Dalam ayat ini dengan tegas Allah menyeru orang-orang yang beriman untuk menjauhi Khamr. Maka dalam Islam, khamr adalah nyata haramnya. Diperjelas lagi dalam beberapa riwayat hadist tentang ancaman bagi pelaku minuman keras. “Khamr adalah induk dari kekejian dan dosa yang paling besar. Siapa saja yang meminum khamr, ia bisa berzina dengan ibunya, saudari ibunya dan saudari ayahnya” (HR ath-Thabarani). Dilanjut lagi, “Khamr itu adalah induk keburukan dan siapa meminumnya, Allah tidak menerima Sholatnya 40 hari.
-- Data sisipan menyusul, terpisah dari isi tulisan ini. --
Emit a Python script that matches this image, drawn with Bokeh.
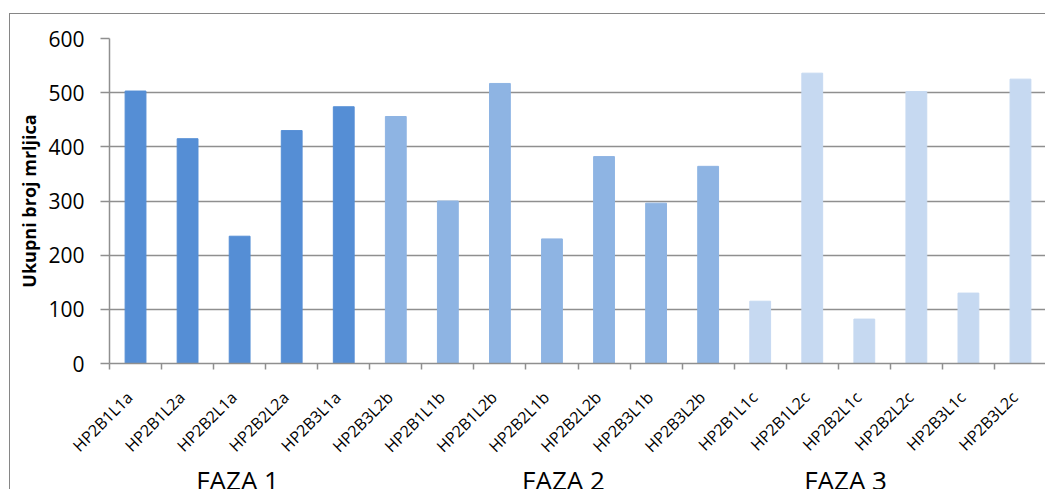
import numpy as np
from bokeh.plotting import figure
from bokeh.models import FixedTicker, LinearAxis, ColumnDataSource
from bokeh.embed import file_html
from bokeh.resources import INLINE

categories = ["HP2B1L1a", "HP2B1L2a", "HP2B2L1a", "HP2B2L2a", "HP2B3L1a",
              "HP2B3L2b", "HP2B1L1b", "HP2B1L2b", "HP2B2L1b", "HP2B2L2b", "HP2B3L1b", "HP2B3L2b",
              "HP2B1L1c", "HP2B1L2c", "HP2B2L1c", "HP2B2L2c", "HP2B3L1c", "HP2B3L2c"]
values = [503, 415, 235, 430, 474,
          456, 300, 517, 230, 382, 296, 364,
          115, 536, 82, 502, 130, 525]
phase = ["FAZA 1"] * 5 + ["FAZA 2"] * 7 + ["FAZA 3"] * 6
phase_colors = {"FAZA 1": "#558ED5", "FAZA 2": "#8EB4E3", "FAZA 3": "#C6D9F1"}
phase_names = ["FAZA 1", "FAZA 2", "FAZA 3"]
phase_label_pos = [2.46, 8.72, 14.14]
y_ticks = [0, 100, 200, 300, 400, 500, 600]

FONT = "Open Sans"
GRID = "#8f8f8f"
NB = "\u00a0\u00a0"

n = len(categories)
xpos = np.arange(n) + 0.5
src = ColumnDataSource(dict(x=xpos, top=values, cat=categories,
                            color=[phase_colors[ph] for ph in phase]))

p = figure(width=1036, height=496, output_backend="svg", toolbar_location=None,
           x_range=(0, n), y_range=(0, 600),
           min_border_left=99, min_border_right=0, min_border_top=24, min_border_bottom=147)
p.styles = {"margin-left": "9px", "margin-top": "13px", "margin-bottom": "-40px",
            "border-left": "1px solid #868686", "border-top": "1px solid #868686"}
p.outline_line_color = None
p.background_fill_color = "white"

p.vbar(x="x", top="top", width=0.4, color="color", source=src)

# y axis
p.yaxis.ticker = FixedTicker(ticks=y_ticks)
p.yaxis.axis_line_color = GRID
p.yaxis.axis_line_width = 1.5
p.yaxis.major_tick_line_color = GRID
p.yaxis.major_tick_line_width = 1.5
p.yaxis.major_tick_out = 9
p.yaxis.major_tick_in = 0
p.yaxis.minor_tick_line_color = None
p.yaxis.major_label_text_font = FONT
p.yaxis.major_label_text_font_size = "21px"
p.yaxis.major_label_text_color = "black"
p.yaxis.major_label_standoff = 16
p.yaxis.axis_label = "Ukupni broj mrljica"
p.yaxis.axis_label_text_font = FONT
p.yaxis.axis_label_text_font_size = "18px"
p.yaxis.axis_label_text_font_style = "bold"
p.yaxis.axis_label_text_color = "black"
p.yaxis.axis_label_standoff = 4

# x axis: labels at category centres, tick marks at category boundaries
xa = p.xaxis[0]
xa.ticker = FixedTicker(ticks=list(xpos), minor_ticks=list(range(n + 1)))
xa.major_label_overrides = {float(x): c + NB for x, c in zip(xpos, categories)}
xa.major_label_orientation = np.pi / 4
xa.major_label_text_font = FONT
xa.major_label_text_font_size = "16px"
xa.major_label_text_color = "black"
xa.major_label_standoff = 19
xa.axis_line_color = GRID
xa.axis_line_width = 1.5
xa.major_tick_line_color = None
xa.major_tick_out = 6
xa.minor_tick_line_color = GRID
xa.minor_tick_line_width = 1.5
xa.minor_tick_out = 6
xa.minor_tick_in = 0

# second axis below carrying the phase names
phase_axis = LinearAxis(ticker=FixedTicker(ticks=phase_label_pos, minor_ticks=[]),
                        major_label_overrides={float(x): t for x, t in zip(phase_label_pos, phase_names)},
                        axis_line_color=None, major_tick_line_color=None, minor_tick_line_color=None,
                        major_tick_out=0, major_tick_in=0,
                        major_label_standoff=-6,
                        major_label_text_font=FONT, major_label_text_font_size="26px",
                        major_label_text_color="black")
p.add_layout(phase_axis, "below")

# grid
p.xgrid.grid_line_color = None
p.ygrid.grid_line_color = GRID
p.ygrid.grid_line_width = 1.5

open("out.html", "w").write(file_html(p, INLINE))
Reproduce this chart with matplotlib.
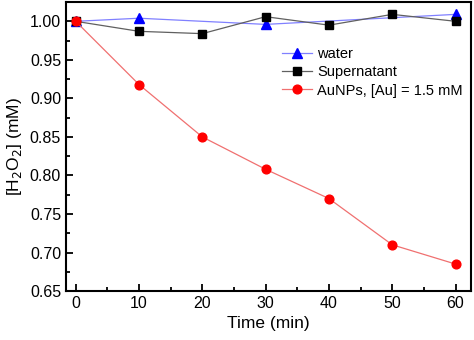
import matplotlib.pyplot as plt
from matplotlib.ticker import MultipleLocator

plt.rcParams['font.family'] = ['Liberation Sans', 'DejaVu Sans']

# H2O2 concentration over time
time_water = [0, 10, 30, 60]
h2o2_water = [1.000, 1.004, 0.996, 1.009]

time_sup = [0, 10, 20, 30, 40, 50, 60]
h2o2_sup = [1.000, 0.987, 0.984, 1.006, 0.995, 1.009, 1.000]

time_au = [0, 10, 20, 30, 40, 50, 60]
h2o2_au = [1.000, 0.918, 0.850, 0.808, 0.770, 0.710, 0.685]


def main():
    fig = plt.figure(figsize=(4.74, 3.4), dpi=100)
    ax = fig.add_axes([0.1392, 0.144, 0.854, 0.85])

    ax.plot(time_water, h2o2_water, color='#8080ff', lw=0.9, marker='^',
            ms=7, mfc='blue', mec='blue', label='water')
    ax.plot(time_sup, h2o2_sup, color='#606060', lw=0.9, marker='s',
            ms=5.5, mfc='black', mec='black', label='Supernatant')
    ax.plot(time_au, h2o2_au, color='#f07070', lw=0.9, marker='o',
            ms=6.3, mfc='red', mec='red', label='AuNPs, [Au] = 1.5 mM')

    ax.set_xlim(-1.53, 62.4)
    ax.set_ylim(0.65, 1.025)
    ax.xaxis.set_major_locator(MultipleLocator(10))
    ax.xaxis.set_minor_locator(MultipleLocator(5))
    ax.yaxis.set_major_locator(MultipleLocator(0.05))
    ax.yaxis.set_minor_locator(MultipleLocator(0.025))
    ax.yaxis.set_major_formatter(plt.FormatStrFormatter('%.2f'))
    ax.tick_params(which='both', direction='in', labelsize=11.5, width=1.3)
    ax.tick_params(which='major', length=5)
    ax.tick_params(which='minor', length=3)
    for s in ax.spines.values():
        s.set_linewidth(1.5)

    ax.set_xlabel('Time (min)', fontsize=12.5)
    ax.set_ylabel('[H$_2$O$_2$] (mM)', fontsize=12.5)

    ax.legend(loc='upper left', bbox_to_anchor=(0.533, 0.845), frameon=False,
              fontsize=10.5, handlelength=2.1, handletextpad=0.35,
              labelspacing=0.3, borderaxespad=0, borderpad=0)

    plt.savefig('out.png', dpi=100)
    plt.close()


if __name__ == "__main__":
    main()
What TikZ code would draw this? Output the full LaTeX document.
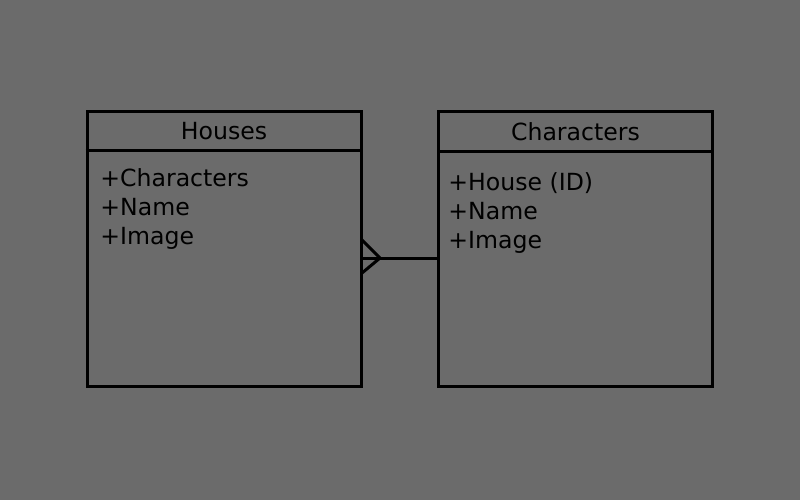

Jika ia mati dan khamr itu ada di dalam perutnya maka ia mati dengan kematian jahiliyah” (HR ath-Thabarani, ad-Daraquthni, al-Qudha’iy).
Inilah mengapa miras haram hukumnya dan harus dilarang secara total peredarannya. Hanya saja, ini dapat terjadi jika syariah Islam sudah diterapkan secara kaffah. Wallahu a’lam.